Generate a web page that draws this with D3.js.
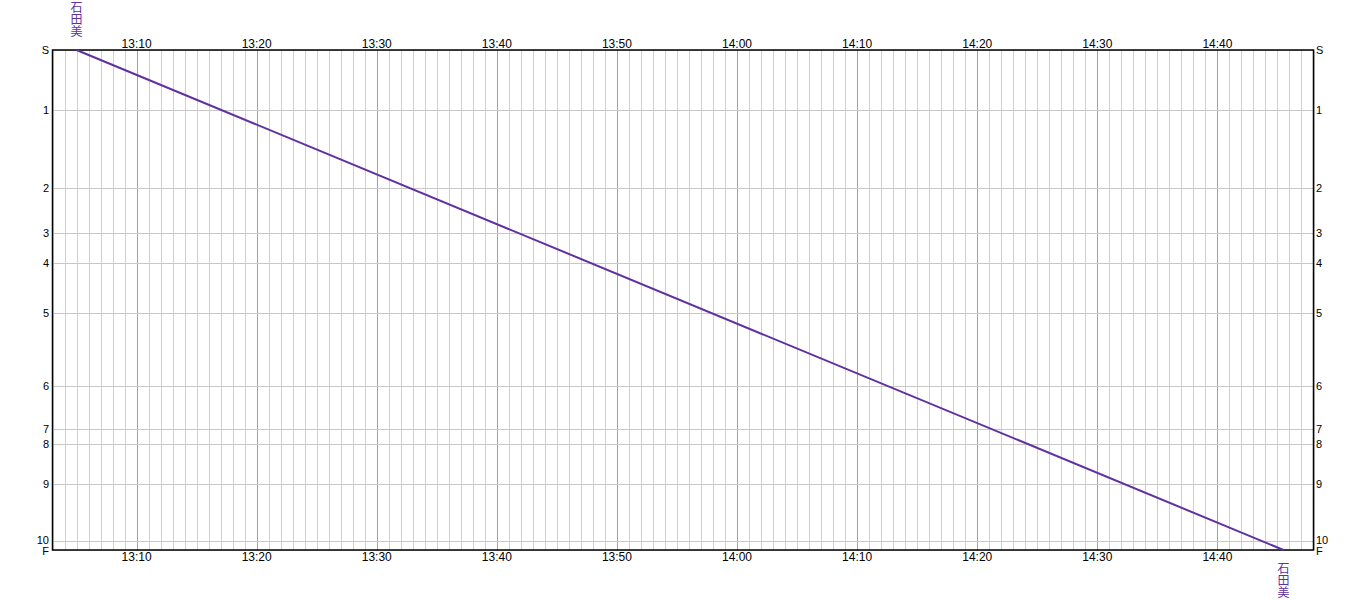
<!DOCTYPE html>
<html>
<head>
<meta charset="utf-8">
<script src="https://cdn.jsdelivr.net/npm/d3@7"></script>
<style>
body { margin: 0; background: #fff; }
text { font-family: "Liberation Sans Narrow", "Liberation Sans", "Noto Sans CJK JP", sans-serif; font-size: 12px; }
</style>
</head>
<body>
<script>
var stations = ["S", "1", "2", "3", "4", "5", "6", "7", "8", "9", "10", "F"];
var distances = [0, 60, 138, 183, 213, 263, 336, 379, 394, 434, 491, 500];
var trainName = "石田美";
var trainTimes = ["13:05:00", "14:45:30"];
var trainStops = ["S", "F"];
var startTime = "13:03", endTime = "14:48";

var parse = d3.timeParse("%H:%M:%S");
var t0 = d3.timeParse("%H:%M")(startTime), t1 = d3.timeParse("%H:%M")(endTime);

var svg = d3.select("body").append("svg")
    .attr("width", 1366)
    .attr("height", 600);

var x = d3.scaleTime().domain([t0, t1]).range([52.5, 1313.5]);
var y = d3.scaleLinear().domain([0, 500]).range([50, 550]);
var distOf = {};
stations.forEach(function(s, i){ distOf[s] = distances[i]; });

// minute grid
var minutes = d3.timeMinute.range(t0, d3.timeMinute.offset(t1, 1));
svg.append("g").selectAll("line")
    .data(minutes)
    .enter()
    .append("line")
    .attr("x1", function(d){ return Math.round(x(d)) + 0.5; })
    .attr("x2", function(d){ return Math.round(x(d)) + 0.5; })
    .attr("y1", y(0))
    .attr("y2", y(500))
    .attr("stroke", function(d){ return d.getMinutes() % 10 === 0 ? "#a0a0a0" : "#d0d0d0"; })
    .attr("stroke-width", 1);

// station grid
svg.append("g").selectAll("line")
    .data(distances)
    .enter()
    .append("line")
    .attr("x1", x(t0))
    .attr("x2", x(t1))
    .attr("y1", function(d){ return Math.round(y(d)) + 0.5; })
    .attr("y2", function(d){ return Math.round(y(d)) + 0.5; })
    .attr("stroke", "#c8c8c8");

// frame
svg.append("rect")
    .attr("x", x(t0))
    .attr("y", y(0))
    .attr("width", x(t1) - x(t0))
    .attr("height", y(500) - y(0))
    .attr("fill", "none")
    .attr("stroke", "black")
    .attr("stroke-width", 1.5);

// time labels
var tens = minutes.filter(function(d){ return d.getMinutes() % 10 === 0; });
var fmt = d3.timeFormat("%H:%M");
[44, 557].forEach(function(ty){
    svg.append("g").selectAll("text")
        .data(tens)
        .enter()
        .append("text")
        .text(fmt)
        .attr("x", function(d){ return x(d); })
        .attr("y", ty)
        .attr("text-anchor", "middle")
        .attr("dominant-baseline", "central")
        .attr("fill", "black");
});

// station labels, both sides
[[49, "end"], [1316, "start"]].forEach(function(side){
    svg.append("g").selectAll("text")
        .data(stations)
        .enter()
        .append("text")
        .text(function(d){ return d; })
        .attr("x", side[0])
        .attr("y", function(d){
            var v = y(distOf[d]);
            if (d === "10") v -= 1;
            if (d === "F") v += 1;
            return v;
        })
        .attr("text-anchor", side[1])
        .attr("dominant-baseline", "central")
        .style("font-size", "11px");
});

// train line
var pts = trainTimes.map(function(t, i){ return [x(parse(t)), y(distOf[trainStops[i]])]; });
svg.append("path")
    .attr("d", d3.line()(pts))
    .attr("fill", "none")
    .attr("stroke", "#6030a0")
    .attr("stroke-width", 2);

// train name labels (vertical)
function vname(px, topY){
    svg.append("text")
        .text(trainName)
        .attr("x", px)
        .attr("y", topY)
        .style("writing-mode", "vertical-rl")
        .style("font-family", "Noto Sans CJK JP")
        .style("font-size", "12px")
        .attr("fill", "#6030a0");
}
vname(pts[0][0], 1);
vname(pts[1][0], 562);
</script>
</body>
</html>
**********
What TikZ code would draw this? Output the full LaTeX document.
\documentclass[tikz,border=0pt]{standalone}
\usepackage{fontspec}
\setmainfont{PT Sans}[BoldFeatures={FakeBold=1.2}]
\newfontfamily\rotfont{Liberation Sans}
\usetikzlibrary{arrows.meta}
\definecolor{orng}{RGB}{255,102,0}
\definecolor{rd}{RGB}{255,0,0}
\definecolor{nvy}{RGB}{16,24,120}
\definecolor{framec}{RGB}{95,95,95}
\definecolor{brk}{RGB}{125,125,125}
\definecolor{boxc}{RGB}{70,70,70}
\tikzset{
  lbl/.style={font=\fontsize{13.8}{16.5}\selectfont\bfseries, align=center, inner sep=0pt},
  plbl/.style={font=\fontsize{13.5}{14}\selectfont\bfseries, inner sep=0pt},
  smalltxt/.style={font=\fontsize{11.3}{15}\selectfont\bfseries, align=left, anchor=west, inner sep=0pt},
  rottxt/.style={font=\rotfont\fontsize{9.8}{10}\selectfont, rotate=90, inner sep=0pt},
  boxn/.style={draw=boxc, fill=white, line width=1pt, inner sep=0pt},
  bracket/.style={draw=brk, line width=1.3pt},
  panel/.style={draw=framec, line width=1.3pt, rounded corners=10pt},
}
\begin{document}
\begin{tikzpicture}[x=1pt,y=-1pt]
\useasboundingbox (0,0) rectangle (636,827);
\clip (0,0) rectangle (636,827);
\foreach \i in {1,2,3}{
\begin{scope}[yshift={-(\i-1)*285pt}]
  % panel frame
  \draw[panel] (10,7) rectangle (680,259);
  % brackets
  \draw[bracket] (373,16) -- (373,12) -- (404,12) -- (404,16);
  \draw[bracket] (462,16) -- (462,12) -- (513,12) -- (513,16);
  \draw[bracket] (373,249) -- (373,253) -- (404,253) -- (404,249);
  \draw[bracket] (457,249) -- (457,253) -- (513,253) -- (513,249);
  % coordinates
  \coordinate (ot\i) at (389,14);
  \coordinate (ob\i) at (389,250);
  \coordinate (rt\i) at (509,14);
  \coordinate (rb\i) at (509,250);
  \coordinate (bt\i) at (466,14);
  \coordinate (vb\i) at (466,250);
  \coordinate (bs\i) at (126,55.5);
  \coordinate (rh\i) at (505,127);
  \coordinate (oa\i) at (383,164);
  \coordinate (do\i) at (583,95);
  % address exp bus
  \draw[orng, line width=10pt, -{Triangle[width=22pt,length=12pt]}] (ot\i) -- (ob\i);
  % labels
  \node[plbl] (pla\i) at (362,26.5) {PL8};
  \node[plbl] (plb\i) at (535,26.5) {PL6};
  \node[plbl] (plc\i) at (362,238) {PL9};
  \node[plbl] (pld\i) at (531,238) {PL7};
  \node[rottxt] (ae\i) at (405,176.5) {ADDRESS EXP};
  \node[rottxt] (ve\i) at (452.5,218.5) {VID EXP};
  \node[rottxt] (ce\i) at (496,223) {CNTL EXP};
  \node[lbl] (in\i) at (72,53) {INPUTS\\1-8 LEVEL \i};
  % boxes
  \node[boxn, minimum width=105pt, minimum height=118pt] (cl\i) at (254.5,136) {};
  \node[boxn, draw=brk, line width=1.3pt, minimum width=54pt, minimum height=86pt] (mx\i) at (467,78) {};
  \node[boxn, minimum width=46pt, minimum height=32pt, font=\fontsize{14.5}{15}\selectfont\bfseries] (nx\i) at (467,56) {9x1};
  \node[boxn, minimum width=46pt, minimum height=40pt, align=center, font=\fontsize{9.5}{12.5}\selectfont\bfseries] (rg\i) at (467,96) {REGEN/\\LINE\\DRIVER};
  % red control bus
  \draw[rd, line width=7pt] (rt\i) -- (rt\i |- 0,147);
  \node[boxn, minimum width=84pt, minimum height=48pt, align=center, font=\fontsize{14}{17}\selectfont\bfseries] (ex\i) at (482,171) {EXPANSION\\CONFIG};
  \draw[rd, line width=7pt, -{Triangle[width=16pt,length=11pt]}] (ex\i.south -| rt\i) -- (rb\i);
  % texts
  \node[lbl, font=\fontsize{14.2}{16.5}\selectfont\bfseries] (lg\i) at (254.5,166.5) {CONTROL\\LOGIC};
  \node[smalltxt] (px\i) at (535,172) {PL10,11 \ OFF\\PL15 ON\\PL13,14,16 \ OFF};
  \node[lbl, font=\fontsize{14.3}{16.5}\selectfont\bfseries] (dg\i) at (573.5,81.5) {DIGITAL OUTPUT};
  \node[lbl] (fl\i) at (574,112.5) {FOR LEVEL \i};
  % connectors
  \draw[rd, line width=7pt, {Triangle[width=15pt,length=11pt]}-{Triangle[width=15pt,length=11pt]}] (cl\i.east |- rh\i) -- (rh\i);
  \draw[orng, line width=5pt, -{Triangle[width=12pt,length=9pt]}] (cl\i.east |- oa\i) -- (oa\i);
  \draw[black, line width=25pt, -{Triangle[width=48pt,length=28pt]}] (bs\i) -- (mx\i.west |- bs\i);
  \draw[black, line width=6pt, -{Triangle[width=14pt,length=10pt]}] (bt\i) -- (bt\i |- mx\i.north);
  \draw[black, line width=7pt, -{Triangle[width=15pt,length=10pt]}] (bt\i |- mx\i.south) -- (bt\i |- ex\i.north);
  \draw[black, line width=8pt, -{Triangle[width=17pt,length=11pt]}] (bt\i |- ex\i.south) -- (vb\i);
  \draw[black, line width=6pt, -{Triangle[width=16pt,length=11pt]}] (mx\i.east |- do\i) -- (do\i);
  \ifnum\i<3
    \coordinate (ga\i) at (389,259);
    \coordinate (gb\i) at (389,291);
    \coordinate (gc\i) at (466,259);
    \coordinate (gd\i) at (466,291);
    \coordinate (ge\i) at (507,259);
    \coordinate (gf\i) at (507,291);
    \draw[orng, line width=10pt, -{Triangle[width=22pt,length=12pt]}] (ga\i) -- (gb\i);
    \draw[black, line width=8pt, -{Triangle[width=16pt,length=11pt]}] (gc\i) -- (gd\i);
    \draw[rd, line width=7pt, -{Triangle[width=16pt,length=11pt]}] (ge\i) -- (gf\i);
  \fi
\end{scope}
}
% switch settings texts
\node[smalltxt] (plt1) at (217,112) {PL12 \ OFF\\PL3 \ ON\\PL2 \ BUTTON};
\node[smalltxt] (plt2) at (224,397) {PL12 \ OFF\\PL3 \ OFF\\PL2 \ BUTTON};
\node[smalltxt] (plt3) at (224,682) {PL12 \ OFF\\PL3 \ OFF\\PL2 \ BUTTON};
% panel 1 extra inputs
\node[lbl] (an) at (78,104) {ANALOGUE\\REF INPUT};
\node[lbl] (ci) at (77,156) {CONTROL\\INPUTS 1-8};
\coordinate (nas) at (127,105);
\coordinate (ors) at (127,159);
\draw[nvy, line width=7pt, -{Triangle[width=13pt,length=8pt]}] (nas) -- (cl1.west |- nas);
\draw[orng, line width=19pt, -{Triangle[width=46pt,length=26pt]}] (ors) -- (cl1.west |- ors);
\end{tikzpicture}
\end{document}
**********
__Exercise objective__. Leave out the pictures and transcribe exactly the lines from the one containing "Generate a web" through the one containing "distOf[s] = distances[i];".

__Output for this task__.
Generate a web page that draws this with D3.js.
<!DOCTYPE html>
<html>
<head>
<meta charset="utf-8">
<script src="https://cdn.jsdelivr.net/npm/d3@7"></script>
<style>
body { margin: 0; background: #fff; }
text { font-family: "Liberation Sans Narrow", "Liberation Sans", "Noto Sans CJK JP", sans-serif; font-size: 12px; }
</style>
</head>
<body>
<script>
var stations = ["S", "1", "2", "3", "4", "5", "6", "7", "8", "9", "10", "F"];
var distances = [0, 60, 138, 183, 213, 263, 336, 379, 394, 434, 491, 500];
var trainName = "石田美";
var trainTimes = ["13:05:00", "14:45:30"];
var trainStops = ["S", "F"];
var startTime = "13:03", endTime = "14:48";

var parse = d3.timeParse("%H:%M:%S");
var t0 = d3.timeParse("%H:%M")(startTime), t1 = d3.timeParse("%H:%M")(endTime);

var svg = d3.select("body").append("svg")
    .attr("width", 1366)
    .attr("height", 600);

var x = d3.scaleTime().domain([t0, t1]).range([52.5, 1313.5]);
var y = d3.scaleLinear().domain([0, 500]).range([50, 550]);
var distOf = {};
stations.forEach(function(s, i){ distOf[s] = distances[i]; });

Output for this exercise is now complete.